Written exercise: Restate, exactly and without pictures, the lines from the start of the listing below through the line holding "const groupColors = ['#2D4570', '#7380AF', '#A9D1DA'];".

___ Data segment ___

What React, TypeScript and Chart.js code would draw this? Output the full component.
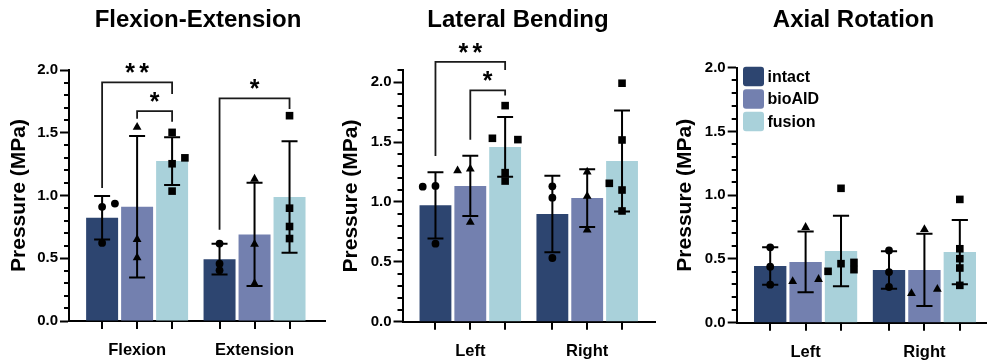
import React, { useEffect, useRef } from 'react';
import { Chart, registerables } from 'chart.js';

Chart.register(...registerables);

const FONT = "'Liberation Sans', Arial, Helvetica, sans-serif";
const INK = '#000000';

// Groups shared by every panel
const groupNames = ['intact', 'bioAID', 'fusion'];
const groupColors = ['#2D4570', '#7380AF', '#A9D1DA'];

// ---------- Flexion-Extension ----------
const feCategories = ['Flexion', 'Extension'];
const feIntactMean = [0.823, 0.493];
const feIntactSd = [0.174, 0.122];
const feBioMean = [0.91, 0.69];
const feBioSd = [0.564, 0.412];
const feFusionMean = [1.274, 0.988];
const feFusionSd = [0.19, 0.444];
const feIntactPoints = [[0.91, 0.936, 0.622], [0.617, 0.457, 0.404]];
const feIntactSide = [[0, 1, 0], [0, 0, 0]];
const feBioPoints = [[1.55, 0.654, 0.51], [1.136, 0.617, 0.303]];
const feBioSide = [[0, 0, 0], [0, 0, 0]];
const feFusionPoints = [[1.503, 1.3, 1.253, 1.035], [1.636, 0.899, 0.753, 0.657]];
const feFusionSide = [[0, 1, 0, 0], [0, 0, 0, 0]];
const feBrackets = [
  { group: 0, from: 0, to: 2, level: 1.902, fromEnd: 1.06, toEnd: 1.809, label: '**' },
  { group: 0, from: 1, to: 2, level: 1.673, fromEnd: 1.612, toEnd: 1.588, label: '*' },
  { group: 1, from: 0, to: 2, level: 1.774, fromEnd: 0.727, toEnd: 1.69, label: '*' },
];

// ---------- Lateral Bending ----------
const lbCategories = ['Left', 'Right'];
const lbIntactMean = [0.972, 0.9];
const lbIntactSd = [0.276, 0.32];
const lbBioMean = [1.134, 1.033];
const lbBioSd = [0.252, 0.241];
const lbFusionMean = [1.46, 1.342];
const lbFusionSd = [0.25, 0.422];
const lbIntactPoints = [[1.128, 1.134, 0.652], [1.131, 1.036, 0.532]];
const lbIntactSide = [[-1, 0, 0], [0, 0, 0]];
const lbBioPoints = [[1.267, 1.281, 0.836], [1.256, 1.053, 0.772]];
const lbBioSide = [[-1, 0, 0], [0, 0, 0]];
const lbFusionPoints = [[1.805, 1.532, 1.521, 1.245, 1.175], [1.992, 1.518, 1.156, 1.1, 0.925]];
const lbFusionSide = [[0, -1, 1, 0, 0], [0, 0, -1, 0, 0]];
const lbBrackets = [
  { group: 0, from: 0, to: 2, level: 2.17, fromEnd: 1.384, toEnd: 2.103, label: '**' },
  { group: 0, from: 1, to: 2, level: 1.933, fromEnd: 1.52, toEnd: 1.89, label: '*' },
];

// ---------- Axial Rotation ----------
const arCategories = ['Left', 'Right'];
const arIntactMean = [0.444, 0.414];
const arIntactSd = [0.147, 0.147];
const arBioMean = [0.477, 0.414];
const arBioSd = [0.238, 0.283];
const arFusionMean = [0.562, 0.554];
const arFusionSd = [0.277, 0.252];
const arIntactPoints = [[0.591, 0.439, 0.298], [0.567, 0.397, 0.28]];
const arIntactSide = [[0, 0, 0], [0, 0, 0]];
const arBioPoints = [[0.753, 0.329, 0.345], [0.737, 0.235, 0.267]];
const arBioSide = [[0, -1, 1], [0, -1, 1]];
const arFusionPoints = [[1.054, 0.403, 0.463, 0.473, 0.416], [0.967, 0.58, 0.502, 0.429, 0.293]];
const arFusionSide = [[0, -1, 0, 1, 1], [0, 0, 0, 0, 0]];
const arBrackets: Bracket[] = [];

type Bracket = { group: number; from: number; to: number; level: number; fromEnd: number; toEnd: number; label: string };
type Series = { mean: number[]; sd: number[]; points: number[][]; side: number[][] };
type Panel = {
  title: string;
  categories: string[];
  series: Series[];
  brackets: Bracket[];
  yMax: number;
  xMax: number;
  showLegend: boolean;
  // layout of the canvas
  canvasLeft: number;
  canvasWidth: number;
  areaTop: number;
  areaBottom: number;
  yAxisWidth: number;
  padRight: number;
  titleX: number;
};

const panels: Panel[] = [
  {
    title: 'Flexion-Extension',
    categories: feCategories,
    series: [
      { mean: feIntactMean, sd: feIntactSd, points: feIntactPoints, side: feIntactSide },
      { mean: feBioMean, sd: feBioSd, points: feBioPoints, side: feBioSide },
      { mean: feFusionMean, sd: feFusionSd, points: feFusionPoints, side: feFusionSide },
    ],
    brackets: feBrackets,
    yMax: 2.0,
    xMax: 1.6,
    showLegend: false,
    canvasLeft: 0,
    canvasWidth: 330,
    areaTop: 70,
    areaBottom: 321,
    yAxisWidth: 69,
    padRight: 5,
    titleX: 198,
  },
  {
    title: 'Lateral Bending',
    categories: lbCategories,
    series: [
      { mean: lbIntactMean, sd: lbIntactSd, points: lbIntactPoints, side: lbIntactSide },
      { mean: lbBioMean, sd: lbBioSd, points: lbBioPoints, side: lbBioSide },
      { mean: lbFusionMean, sd: lbFusionSd, points: lbFusionPoints, side: lbFusionSide },
    ],
    brackets: lbBrackets,
    yMax: 2.1,
    xMax: 1.58,
    showLegend: false,
    canvasLeft: 332,
    canvasWidth: 328,
    areaTop: 70.3,
    areaBottom: 321.7,
    yAxisWidth: 70.5,
    padRight: 5,
    titleX: 186,
  },
  {
    title: 'Axial Rotation',
    categories: arCategories,
    series: [
      { mean: arIntactMean, sd: arIntactSd, points: arIntactPoints, side: arIntactSide },
      { mean: arBioMean, sd: arBioSd, points: arBioPoints, side: arBioSide },
      { mean: arFusionMean, sd: arFusionSd, points: arFusionPoints, side: arFusionSide },
    ],
    brackets: arBrackets,
    yMax: 2.0,
    xMax: 1.6,
    showLegend: true,
    canvasLeft: 666,
    canvasWidth: 334,
    areaTop: 67.7,
    areaBottom: 322.7,
    yAxisWidth: 70.7,
    padRight: 4.3,
    titleX: 187.5,
  },
];

const CANVAS_HEIGHT = 361;
const X_MIN = -0.58;

function drawMarker(ctx: CanvasRenderingContext2D, kind: number, x: number, y: number) {
  ctx.beginPath();
  if (kind === 0) {
    ctx.arc(x, y, 3.9, 0, Math.PI * 2);
  } else if (kind === 1) {
    ctx.moveTo(x, y - 4.6);
    ctx.lineTo(x + 4.4, y + 3.2);
    ctx.lineTo(x - 4.4, y + 3.2);
    ctx.closePath();
  } else {
    ctx.rect(x - 3.8, y - 3.8, 7.6, 7.6);
  }
  ctx.fill();
}

function overlayPlugin(p: Panel) {
  return {
    id: 'panelOverlay',
    afterDraw(chart: any) {
      const ctx: CanvasRenderingContext2D = chart.ctx;
      const area = chart.chartArea;
      const yS = chart.scales.y;
      ctx.save();
      ctx.strokeStyle = INK;
      ctx.fillStyle = INK;
      ctx.lineWidth = 2;
      ctx.lineCap = 'butt';

      // minor ticks on the value axis
      const steps = Math.round(p.yMax / 0.1);
      for (let k = 1; k <= steps; k++) {
        if (k % 5 === 0) continue;
        const y = Math.round(yS.getPixelForValue(k / 10));
        ctx.beginPath();
        ctx.moveTo(area.left - 5, y);
        ctx.lineTo(area.left, y);
        ctx.stroke();
      }

      // one tick under every bar
      p.series.forEach((_, si) => {
        const meta = chart.getDatasetMeta(si);
        meta.data.forEach((bar: any) => {
          const x = Math.round(bar.x);
          ctx.beginPath();
          ctx.moveTo(x, area.bottom);
          ctx.lineTo(x, area.bottom + 8);
          ctx.stroke();
        });
      });

      // mean +/- SD error bars
      p.series.forEach((s, si) => {
        const meta = chart.getDatasetMeta(si);
        meta.data.forEach((bar: any, ci: number) => {
          const x = bar.x;
          const half = bar.width * 0.25;
          const yTop = yS.getPixelForValue(s.mean[ci] + s.sd[ci]);
          const yBot = yS.getPixelForValue(s.mean[ci] - s.sd[ci]);
          ctx.beginPath();
          ctx.moveTo(x, yTop);
          ctx.lineTo(x, yBot);
          ctx.moveTo(x - half, yTop);
          ctx.lineTo(x + half, yTop);
          ctx.moveTo(x - half, yBot);
          ctx.lineTo(x + half, yBot);
          ctx.stroke();
        });
      });

      // individual specimens
      p.series.forEach((s, si) => {
        const meta = chart.getDatasetMeta(si);
        meta.data.forEach((bar: any, ci: number) => {
          s.points[ci].forEach((v, k) => {
            const x = bar.x + s.side[ci][k] * bar.width * 0.4;
            drawMarker(ctx, si, x, yS.getPixelForValue(v));
          });
        });
      });

      // significance brackets
      ctx.strokeStyle = '#1a1a1a';
      ctx.lineWidth = 1.8;
      p.brackets.forEach((b) => {
        const x1 = chart.getDatasetMeta(b.from).data[b.group].x;
        const x2 = chart.getDatasetMeta(b.to).data[b.group].x;
        const yL = yS.getPixelForValue(b.level);
        ctx.beginPath();
        ctx.moveTo(x1, yS.getPixelForValue(b.fromEnd));
        ctx.lineTo(x1, yL);
        ctx.lineTo(x2, yL);
        ctx.lineTo(x2, yS.getPixelForValue(b.toEnd));
        ctx.stroke();
        ctx.font = `bold 25px ${FONT}`;
        ctx.textAlign = 'center';
        ctx.textBaseline = 'alphabetic';
        const pitch = 14;
        const mid = (x1 + x2) / 2;
        const n = b.label.length;
        for (let i = 0; i < n; i++) {
          ctx.fillText(b.label[i], mid + (i - (n - 1) / 2) * pitch, yL - 1);
        }
      });

      // legend
      if (p.showLegend) {
        ctx.font = `bold 16px ${FONT}`;
        ctx.textAlign = 'left';
        ctx.textBaseline = 'middle';
        chart.data.datasets.forEach((ds: any, i: number) => {
          const bx = area.left + 6.3;
          const by = area.top - 1 + i * 22.5;
          ctx.fillStyle = ds.backgroundColor;
          ctx.beginPath();
          (ctx as any).roundRect(bx, by, 21, 19.5, 3);
          ctx.fill();
          ctx.fillStyle = INK;
          ctx.fillText(ds.label, bx + 24.5, by + 10.5);
        });
      }

      // panel title
      ctx.fillStyle = INK;
      ctx.font = `bold 24px ${FONT}`;
      ctx.textAlign = 'center';
      ctx.textBaseline = 'alphabetic';
      ctx.fillText(p.title, p.titleX, 26.7);

      ctx.restore();
    },
  };
}

function makeConfig(p: Panel): any {
  return {
    type: 'bar',
    data: {
      datasets: p.series.map((s, si) => ({
        label: groupNames[si],
        data: p.categories.map((_, ci) => ({ x: ci, y: s.mean[ci] })),
        backgroundColor: groupColors[si],
        borderWidth: 0,
        categoryPercentage: 0.894,
        barPercentage: 0.914,
      })),
    },
    options: {
      animation: false,
      responsive: false,
      maintainAspectRatio: false,
      events: [],
      layout: { padding: { top: p.areaTop, right: p.padRight, left: 0, bottom: 0 } },
      plugins: {
        legend: { display: false },
        tooltip: { enabled: false },
        title: { display: false },
      },
      scales: {
        x: {
          type: 'linear',
          offset: false,
          min: X_MIN,
          max: p.xMax,
          z: 1,
          afterBuildTicks: (scale: any) => {
            scale.ticks = p.categories.map((_, i) => ({ value: i }));
          },
          afterFit: (scale: any) => {
            scale.height = CANVAS_HEIGHT - p.areaBottom;
          },
          grid: { display: false, drawTicks: false, offset: false },
          border: { display: true, color: INK, width: 2 },
          ticks: {
            autoSkip: false,
            maxRotation: 0,
            padding: 20,
            color: INK,
            font: { family: FONT, size: 16.5, weight: 'bold' },
            callback: (v: number) => p.categories[Math.round(v)] ?? '',
          },
        },
        y: {
          type: 'linear',
          min: 0,
          max: p.yMax,
          z: 1,
          afterBuildTicks: (scale: any) => {
            const t = [];
            for (let v = 0; v <= p.yMax + 1e-9; v += 0.5) t.push({ value: Math.round(v * 10) / 10 });
            scale.ticks = t;
          },
          afterFit: (scale: any) => {
            scale.width = p.yAxisWidth;
          },
          grid: { drawOnChartArea: false, drawTicks: true, tickLength: 9, tickWidth: 2, tickColor: INK },
          border: { display: true, color: INK, width: 2 },
          ticks: {
            padding: 2,
            color: INK,
            font: { family: FONT, size: 15, weight: 'bold' },
            callback: (v: number) => Number(v).toFixed(1),
          },
          title: {
            display: true,
            text: 'Pressure (MPa)',
            color: INK,
            font: { family: FONT, size: 21, weight: 'bold' },
            padding: { top: 7, bottom: 0 },
          },
        },
      },
    },
    plugins: [overlayPlugin(p)],
  };
}

function PanelChart({ spec }: { spec: Panel }) {
  const ref = useRef<HTMLCanvasElement>(null);
  useEffect(() => {
    const chart = new Chart(ref.current as HTMLCanvasElement, makeConfig(spec));
    return () => chart.destroy();
  }, [spec]);
  return (
    <canvas
      ref={ref}
      width={spec.canvasWidth}
      height={CANVAS_HEIGHT}
      style={{ position: 'absolute', left: spec.canvasLeft, top: 0, width: spec.canvasWidth, height: CANVAS_HEIGHT }}
    />
  );
}

export default function App() {
  return (
    <div
      style={{
        position: 'absolute',
        left: 0,
        top: 0,
        width: 987,
        height: CANVAS_HEIGHT,
        overflow: 'hidden',
        background: '#ffffff',
      }}
    >
      {panels.map((p) => (
        <PanelChart key={p.title} spec={p} />
      ))}
    </div>
  );
}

___

The response:
What React, TypeScript and Chart.js code would draw this? Output the full component.
import React, { useEffect, useRef } from 'react';
import { Chart, registerables } from 'chart.js';

Chart.register(...registerables);

const FONT = "'Liberation Sans', Arial, Helvetica, sans-serif";
const INK = '#000000';

// Groups shared by every panel
const groupNames = ['intact', 'bioAID', 'fusion'];
const groupColors = ['#2D4570', '#7380AF', '#A9D1DA'];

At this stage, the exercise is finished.